Only a maniac would adapt “Moby Dick” for the screen — so it’s a good thing John Huston was crazy.

The American director best known for “The African Queen” (1951), “The Treasure of the Sierra Madre” (1948), and “The Maltese Falcon” (1941) almost always cap­tained movies based on novels. But his 1956 adap­tation of Herman Melville’s whale tale aimed for some­thing greater than these. It was to be the defin­itive film version of the great American novel.

Huston pulled out all the stops: Ray Bradbury on the screenplay. Gregory Peck as Ahab. Orson Welles as the fiery sea preacher Father Mapple. And running beneath them all, a giant ani­ma­tronic Moby Dick.

Huston shot most of the film in Ireland and Wales, swapping over-developed New England loca­tions for these more rural coast­lines. The ani­ma­tronic whale drifted out to sea early in the pro­duction. Huston made up for the loss grandly by filling in a number of the whaling scenes with real footage of Por­tuguese whalers he fol­lowed to the Madeira Islands.

If only the rest of the film had been as grand. Bradbury worked largely on his impres­sions of what the novel was about because — as he admitted to Huston early on — he had “never been able to read the damned thing.”

For his own part, Huston read himself too much into the novel. In Bradbury’s semi-fic­tion­alized account of the pro­duction, “Green Shadows, White Whale” (1992), the author describes how Huston forced his crew to indulge in his every obsession — until he became much like the mono­ma­niacal Ahab himself.

And yet the movie holds up. Although it couldn’t carry water for the original novel, Huston’s film conveys the same high-energy brooding that made Melville’s Ahab so mag­netic. The camera angles rock with a seasick reg­u­larity and the film’s washed-out color palette drifts into a strange fever dream.

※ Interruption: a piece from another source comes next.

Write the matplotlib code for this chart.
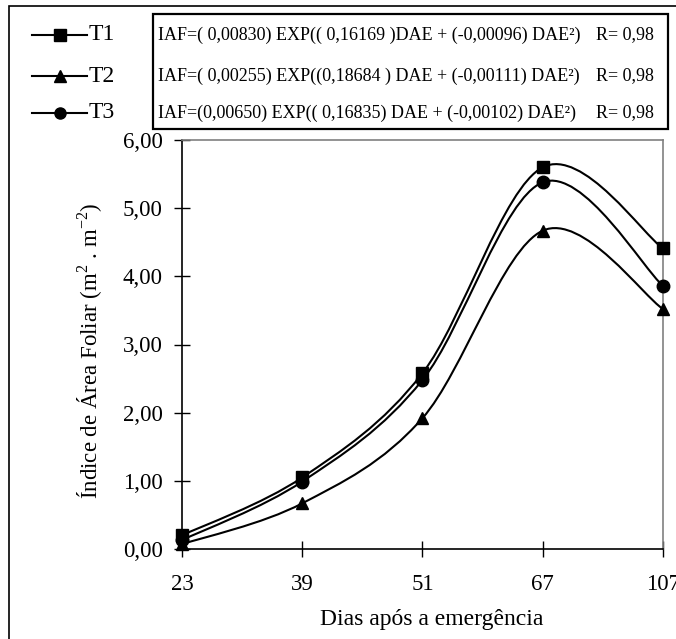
import numpy as np
import matplotlib
matplotlib.use('Agg')
import matplotlib.pyplot as plt
from matplotlib.path import Path
from matplotlib.patches import PathPatch, Rectangle
from matplotlib.lines import Line2D
from matplotlib.ticker import FuncFormatter

plt.rcParams['font.family'] = ['Liberation Serif', 'DejaVu Serif']
plt.rcParams['mathtext.fontset'] = 'custom'
plt.rcParams['mathtext.rm'] = 'Liberation Serif'

# data
days = ['23', '39', '51', '67', '107']
t1 = [0.20, 1.05, 2.58, 5.60, 4.41]
t2 = [0.07, 0.67, 1.92, 4.67, 3.52]
t3 = [0.13, 0.99, 2.48, 5.38, 3.86]
series_names = ['T1', 'T2', 'T3']
equations = [
    'IAF=( 0,00830) EXP(( 0,16169 )DAE + (-0,00096) DAE²)',
    'IAF=( 0,00255) EXP((0,18684 ) DAE + (-0,00111) DAE²)',
    'IAF=(0,00650) EXP(( 0,16835) DAE + (-0,00102) DAE²)',
]
r_values = ['R= 0,98', 'R= 0,98', 'R= 0,98']
markers = ['s', '^', 'o']

W, H = 676, 639


def fx(px):
    return px / W


def fy(py):
    return 1 - py / H


def smooth_path(x, y):
    # excel-like smoothed line: bezier segments with catmull-rom control points
    pts = np.column_stack([x, y]).astype(float)
    n = len(pts)
    verts = [pts[0]]
    codes = [Path.MOVETO]
    for i in range(n - 1):
        p0, p1 = pts[i], pts[i + 1]
        pm = pts[i - 1] if i > 0 else p0
        pp = pts[i + 2] if i + 2 < n else p1
        c1 = p0 + (p1 - pm) / 6
        c2 = p1 - (pp - p0) / 6
        verts += [c1, c2, p1]
        codes += [Path.CURVE4] * 3
    return Path(verts, codes)


fig = plt.figure(figsize=(W / 100, H / 100), dpi=100)
ax = fig.add_axes([fx(182), fy(549), fx(663) - fx(182), fy(140) - fy(549)])

x = np.arange(len(days))
for vals, mk in zip([t1, t2, t3], markers):
    ax.add_patch(PathPatch(smooth_path(x, vals), fill=False, lw=1.5,
                           ec='black', clip_on=False, zorder=2))
    ax.plot(x, vals, ls='none', marker=mk, ms=9, color='black',
            clip_on=False, zorder=3)

ax.set_xlim(0, len(days) - 1)
ax.set_ylim(0, 6)
ax.set_xticks(x, days)
ax.set_yticks(np.arange(0, 7))
ax.yaxis.set_major_formatter(FuncFormatter(lambda v, p: f'{v:.2f}'.replace('.', ',')))
ax.tick_params(axis='both', direction='inout', length=12, width=1,
               labelsize=16.5, colors='black')
ax.tick_params(axis='x', pad=12)
ax.tick_params(axis='y', pad=8)
for s in ['left', 'bottom']:
    ax.spines[s].set_color('black')
    ax.spines[s].set_linewidth(1.2)
for s in ['top', 'right']:
    ax.spines[s].set_color('#808080')
    ax.spines[s].set_linewidth(1.2)

fig.text(fx(90), fy(351), 'Índice de Área Foliar (m$^{2}$ . m$^{-2}$)',
         rotation=90, ha='center', va='center', fontsize=16.5)
fig.text(fx(432), fy(619), 'Dias após a emergência', ha='center',
         va='center', fontsize=17)

# legend drawn by hand at the left of the equation box
rows = [35, 76, 113]
for name, mk, ry in zip(series_names, markers, rows):
    fig.add_artist(Line2D([fx(32), fx(87)], [fy(ry), fy(ry)], color='black',
                          lw=1.5, transform=fig.transFigure))
    fig.add_artist(Line2D([fx(60)], [fy(ry)], marker=mk, ms=8, color='black',
                          transform=fig.transFigure))
    fig.text(fx(89), fy(ry), name, ha='left', va='center', fontsize=17)

# equation box
fig.add_artist(Rectangle((fx(153), fy(129)), fx(668) - fx(153), fy(14) - fy(129),
                         fill=False, lw=1.6, ec='black', transform=fig.transFigure))
for eq, r, ry in zip(equations, r_values, rows):
    fig.text(fx(158), fy(ry), eq, ha='left', va='center', fontsize=13)
    fig.text(fx(654), fy(ry), r, ha='right', va='center', fontsize=13)

# outer frame (only top and left fall inside the picture)
fig.add_artist(Rectangle((fx(9), -0.05), 1.1, fy(6) + 0.05, fill=False,
                         lw=1.2, ec='black', transform=fig.transFigure))

fig.savefig('out.png', dpi=100)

But most impor­tantly, without “Moby Dick,” there would be no “Jaws” (1975). Steven Spielberg admired the film so much — par­tic­u­larly Peck’s por­trayal of Ahab — that he wanted to include a nod to the char­acter in his breakout film. The young director envi­sioned a smoky scene intro­ducing the shark-obsessed char­acter Quint where he watches “Moby Dick” and laughs at the inac­curate por­trayals of human suf­fering.

Peck, however, refused to allow it, as he was ashamed of Ahab and didn’t want to res­urrect the per­for­mance.